I think the author, Chrystia Freeland, did a really good job of bringing the issues to light and explaining them in ways that were accessible. It’s been more than a few months since I read it, a couple of the main points stuck with me.
1. It’s not just the wealthy that control the global economy, but the uber-wealthy.
Meaning, it’s not the 1% that are controlling the economy and affecting the 99% (as was the main message from Occupy Wall Street), but it’s the 0.1% who control the economy and affect the 99.9%. This may seem like splitting hairs, but Freeland offers compelling data that shows even the “wealthy” (i.e. the 1%) look like small potatoes next to the 0.1%.
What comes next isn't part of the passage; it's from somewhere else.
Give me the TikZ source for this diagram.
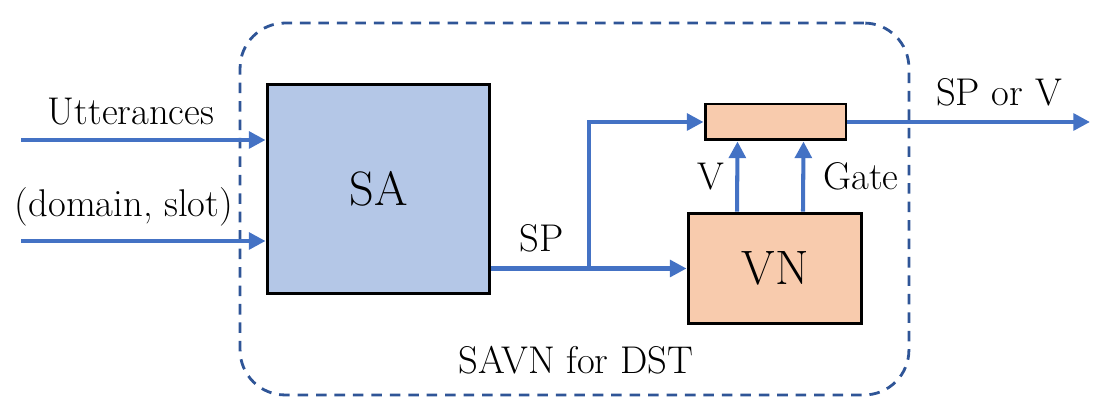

2. The wealth gained by these folks wasn’t necessarily from unsightly means.
I don’t know remember if she says unethical, but some may consider it unethical. She makes the case that the uber-wealthy got that way — and continue to stay that way — because they’ve manipulated the market to funnel the wealth in their direction. She also does a little bit of debunking of the “trickle-down” economics perspective.
Overall, like I’ve said before, it’s a book that’s certainly worth reading.
Something that I find fascinating — Freeland was (as of a few days ago) a Managing Director and Editor of Consumer News at Thomson Reuters. As you learn from the book, this position allowed her to cultivate the contacts with people in high places to make the book that much more compelling (with stories and anecdotes). Anyway, like I said, she had this position. She recently left it. Why? She’s running for a seat in Parliament. The Canadian Parliament (she is Canadian).
One of the most storied politicians in Canada in recent history (Bob Rae) left his seat in Toronto Centre to become the chief negotiator for the James Bay area First Nations in negotiations with the provincial government. This vacated his seat and as a result, they’ll be a by-election in the Fall (date not set, yet). Freeland has met with some of the Liberal Party of Canada leaders and decided to seek the seat.
I don’t know if she’ll win the seat (she hasn’t even won the right to represent the Liberal Party just yet), but if she does, I wouldn’t be surprised to see her become part of the “brass” very quickly. In fact, if Justin Trudeau and the Liberals can win enough seats to form a minority or majority government, I wouldn’t be surprised to see Freeland become a Cabinet Minister or at the very least, a senior advisor. Of course, the Federal election isn’t until 2015, but it’s certainly something to think about.